Altium Agile Teams is the new standard for organizations that need to scale. See what speed with structure looks like in practice. Start a free trial of Altium Agile Teams and explore how connected workflows, governed collaboration, and real-time visibility can transform the way your hardware team designs and delivers products.
Yes. Speed and governance are not opposites in modern hardware development. When governance (such as access control, traceability, approvals, and audit logging) is embedded directly into the design environment, it becomes automatic rather than manual. This removes administrative drag while ensuring compliance with internal standards, regulatory requirements, and security policies. Teams move faster because they spend less time managing processes and more time designing.
Agile hardware development means enabling real‑time, cross‑disciplinary collaboration while maintaining structured oversight. In practice, this includes PCB co‑authoring, ECAD‑MCAD co‑design, shared live data, requirements tied directly to design artifacts, and automated workflows for reviews and publishing. The goal is to eliminate sequential handoffs and rework by allowing teams to design, validate, and iterate together in a single, connected environment.

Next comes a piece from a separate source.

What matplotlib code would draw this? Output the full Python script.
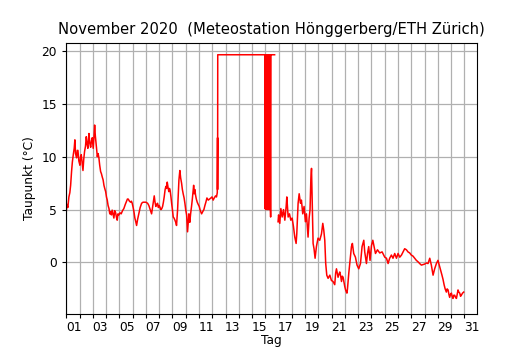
import numpy as np
import matplotlib
matplotlib.use('Agg')
import matplotlib.pyplot as plt

# Zeit in Tagen ab 1. November 00:00
tag = [
    0.00, 0.05, 0.12, 0.20, 0.27, 0.33, 0.40, 0.46, 0.53, 0.60, 0.65, 0.70, 0.78, 0.83, 0.88, 0.95,
    1.03, 1.08, 1.13, 1.20, 1.26, 1.32, 1.38, 1.45, 1.51, 1.57, 1.63, 1.71, 1.77, 1.84, 1.90, 1.96,
    2.03, 2.09, 2.14, 2.19, 2.24, 2.29, 2.34, 2.40, 2.46, 2.52, 2.59, 2.65, 2.71, 2.78, 2.84, 2.90, 2.97,
    3.03, 3.09, 3.15, 3.22, 3.28, 3.34, 3.40, 3.46, 3.52, 3.59, 3.65, 3.72, 3.78, 3.84, 3.90, 3.97,
    4.05, 4.14, 4.24, 4.34, 4.45, 4.55, 4.61, 4.67, 4.76, 4.85, 4.91, 4.97,
    5.04, 5.10, 5.17, 5.23, 5.30, 5.38, 5.47, 5.57, 5.68, 5.78, 5.87,
    6.00, 6.13, 6.22, 6.30, 6.43, 6.50, 6.55, 6.63, 6.69, 6.75, 6.82, 6.88, 6.94,
    7.00, 7.07, 7.13, 7.20, 7.26, 7.32, 7.38, 7.45, 7.51, 7.56, 7.61, 7.67, 7.73, 7.78, 7.83, 7.89, 7.94,
    8.00, 8.06, 8.12, 8.19, 8.25, 8.31, 8.35, 8.39, 8.44, 8.49, 8.56, 8.62, 8.69, 8.75, 8.81, 8.88, 8.94,
    9.00, 9.07, 9.10, 9.14, 9.19, 9.24, 9.28, 9.31, 9.37, 9.44, 9.50, 9.56, 9.60, 9.64, 9.69, 9.74, 9.80, 9.87, 9.94,
    10.02, 10.10, 10.20, 10.28, 10.37, 10.45, 10.52, 10.60, 10.70, 10.80, 10.90, 10.98,
    11.07, 11.15, 11.25, 11.32, 11.38, 11.400, 11.405, 11.410, 11.415,
    14.96, 14.97, 14.99, 15.00, 15.02, 15.03, 15.05, 15.06, 15.08, 15.09, 15.11, 15.12,
    15.14, 15.15, 15.17, 15.18, 15.20, 15.21, 15.23, 15.24, 15.26, 15.27, 15.29, 15.30,
    15.32, 15.33, 15.35, 15.36, 15.38, 15.39, 15.40, 15.405, 15.70, 15.80,
    15.96, 16.00, 16.09, 16.17, 16.27, 16.37, 16.47, 16.57, 16.62, 16.72, 16.82, 16.92,
    17.02, 17.12, 17.22, 17.32, 17.37, 17.47, 17.55, 17.65, 17.72, 17.82, 17.92,
    18.02, 18.10, 18.17, 18.22, 18.30, 18.37, 18.43, 18.48, 18.55, 18.60, 18.67, 18.75, 18.85, 18.97,
    19.10, 19.23, 19.33, 19.40, 19.48, 19.55, 19.63, 19.73, 19.86, 19.98,
    20.10, 20.23, 20.30, 20.36, 20.42, 20.48, 20.55, 20.61, 20.68, 20.74, 20.80, 20.86, 20.93, 20.99,
    21.05, 21.11, 21.15, 21.19, 21.29, 21.36, 21.49, 21.56, 21.66, 21.79, 21.91,
    22.04, 22.17, 22.29, 22.42, 22.49, 22.62, 22.70, 22.79, 22.89,
    23.00, 23.10, 23.20, 23.30, 23.45, 23.62, 23.80,
    24.00, 24.13, 24.25, 24.37, 24.50, 24.62, 24.75, 24.88,
    25.00, 25.13, 25.26, 25.38, 25.50, 25.63, 25.75, 25.88,
    26.00, 26.13, 26.26, 26.38, 26.51, 26.63, 26.76, 26.88,
    27.01, 27.13, 27.26, 27.39, 27.51, 27.64, 27.76, 27.89,
    28.01, 28.14, 28.22, 28.31, 28.39, 28.47, 28.55, 28.64, 28.70, 28.77, 28.83, 28.89, 28.96,
    29.02, 29.08, 29.14, 29.20, 29.27, 29.33, 29.40, 29.46, 29.52, 29.58, 29.65, 29.71, 29.77, 29.86, 29.95,
]

taupunkt = [
    4.8, 5.5, 5.2, 6.2, 6.6, 7.3, 8.6, 9.5, 10.2, 10.8, 11.6, 10.3, 9.9, 10.6, 10.6, 9.6,
    9.2, 10.0, 10.2, 9.4, 8.7, 9.8, 10.5, 11.0, 11.9, 11.2, 10.8, 12.2, 11.3, 10.9, 11.5, 11.8,
    10.8, 11.9, 13.0, 12.0, 11.4, 10.7, 10.0, 10.3, 9.9, 9.2, 8.6, 8.4, 8.1, 7.8, 7.3, 7.0, 6.7,
    6.2, 5.9, 5.4, 5.1, 4.6, 4.8, 4.5, 4.95, 4.6, 4.2, 4.9, 4.7, 4.3, 4.0, 4.6, 4.5,
    4.7, 4.6, 4.9, 5.1, 5.5, 5.8, 6.0, 6.0, 5.8, 5.7, 5.8, 5.6,
    5.2, 4.8, 4.2, 3.9, 3.5, 4.1, 4.6, 5.2, 5.6, 5.7, 5.7,
    5.7, 5.6, 5.4, 5.1, 4.6, 5.2, 5.7, 6.3, 5.7, 5.3, 5.5, 5.6, 5.2,
    5.4, 5.2, 5.0, 5.1, 5.3, 5.7, 6.2, 6.9, 7.2, 7.0, 7.6, 7.1, 6.7, 7.0, 6.8, 6.2, 5.6,
    5.0, 4.3, 4.2, 4.0, 3.8, 3.5, 4.2, 5.0, 6.5, 7.8, 8.7, 8.0, 7.5, 6.9, 6.5, 6.1, 5.6,
    5.0, 4.5, 3.8, 2.9, 3.8, 4.6, 4.2, 3.8, 4.6, 5.3, 6.0, 6.8, 7.3, 6.5, 6.9, 6.4, 6.0, 5.7, 5.5,
    5.3, 4.9, 4.6, 4.8, 5.0, 5.4, 5.7, 6.1, 5.9, 6.0, 6.1, 6.2,
    5.9, 6.1, 6.3, 6.2, 6.6, 11.8, 6.9, 11.8, 19.65,
    19.65, 5.1, 19.65, 5.2, 19.65, 5.0, 19.65, 5.3, 19.65, 5.1, 19.65, 5.2,
    19.65, 5.0, 19.65, 5.1, 19.65, 5.3, 19.65, 5.1, 19.65, 5.0, 19.65, 5.2,
    19.65, 5.1, 19.65, 5.0, 19.65, 5.1, 4.3, 19.65, 19.65, np.nan,
    3.85, 4.5, 3.7, 5.1, 4.3, 5.0, 4.0, 5.3, 6.2, 4.3, 4.6, 4.0,
    4.2, 3.4, 2.4, 1.8, 2.7, 5.6, 6.5, 5.6, 5.9, 4.6, 5.3,
    3.85, 4.6, 3.4, 2.4, 4.2, 5.0, 7.8, 8.9, 5.0, 1.8, 1.3, 0.4, 1.5, 2.3,
    2.1, 2.7, 3.7, 3.1, 2.1, -0.1, -1.2, -1.5, -1.2, -1.7,
    -1.8, -2.1, -1.0, -0.6, -1.0, -1.4, -1.1, -0.9, -1.3, -1.8, -1.3, -1.4, -1.9, -2.3,
    -2.6, -2.8, -2.9, -2.5, -1.0, -0.1, 1.5, 1.8, 0.85, 0.5, -0.25,
    -0.6, -0.1, 1.5, 2.1, 1.0, -0.1, 0.85, 1.5, 0.2,
    1.6, 2.1, 1.5, 0.85, 1.2, 0.9, 1.0,
    0.5, 0.4, -0.1, 0.4, 0.7, 0.4, 0.85, 0.4,
    0.85, 0.5, 0.7, 1.0, 1.3, 1.2, 1.0, 0.9,
    0.7, 0.6, 0.4, 0.2, 0.06, -0.1, -0.25, -0.2,
    -0.15, -0.05, -0.1, 0.4, -0.25, -1.2, -0.6, -0.1,
    0.2, -0.4, -0.8, -1.2, -1.6, -2.1, -2.5, -2.8, -2.5, -2.6, -3.0, -3.3, -3.0,
    -2.9, -3.2, -3.4, -3.1, -3.1, -3.3, -3.4, -3.0, -2.6, -2.8, -2.9, -3.2, -3.1, -2.9, -2.8,
]

tag_ticks = list(range(0, 31))
label_tage = [1, 3, 5, 7, 9, 11, 13, 15, 17, 19, 21, 23, 25, 27, 29, 31]
y_ticks = [0, 5, 10, 15, 20]

# ---------------------------------------------------------------------

def main():

    plt.rcParams['font.size'] = 8.8

    fig, ax = plt.subplots(figsize=(5.3, 3.5), dpi=100)
    fig.subplots_adjust(left=0.125, right=0.9, top=0.878, bottom=0.103)

    ax.plot(tag, taupunkt, color='r', linewidth=1.1)

    ax.set_xlim(0, 30.95)
    ax.set_ylim(-4.87, 20.79)

    ax.set_xticks(tag_ticks)
    ax.set_xticklabels([])
    ax.set_xticks([t - 0.45 for t in label_tage], minor=True)
    ax.set_xticklabels(['%02d' % t for t in label_tage], minor=True)
    ax.tick_params(axis='x', which='minor', length=0, pad=5)
    ax.tick_params(axis='both', which='major', length=3.1, labelsize=8.8)

    ax.set_yticks(y_ticks)

    ax.grid(True, which='major', color='#b0b0b0', linewidth=0.9)
    ax.set_axisbelow(True)

    ax.set_title('November 2020  (Meteostation Hönggerberg/ETH Zürich)', fontsize=10.6)
    ax.set_xlabel('Tag', labelpad=0)
    ax.set_ylabel('Taupunkt (°C)')

    fig.savefig('out.png', dpi=100)


main()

Integrating supply‑chain intelligence during schematic and BOM creation allows engineers to identify availability, pricing, lifecycle status, and sourcing risks before designs are locked. This reduces late‑stage redesigns caused by EOL parts, shortages, or cost overruns. By pulling sourcing data left into the design phase, teams make better component decisions early, improving predictability, manufacturability, and time to market.
Altium Agile Teams embeds collaboration, governance, and automation directly into the design workflow instead of layering them on afterward. Unlike traditional PLM systems, it does not require engineers to leave their tools or adapt to rigid processes. Features such as role‑based permissions, SSO, event logs, real‑time co‑authoring, requirements traceability, and configurable workflows are native to the design environment, allowing teams to scale securely without slowing down.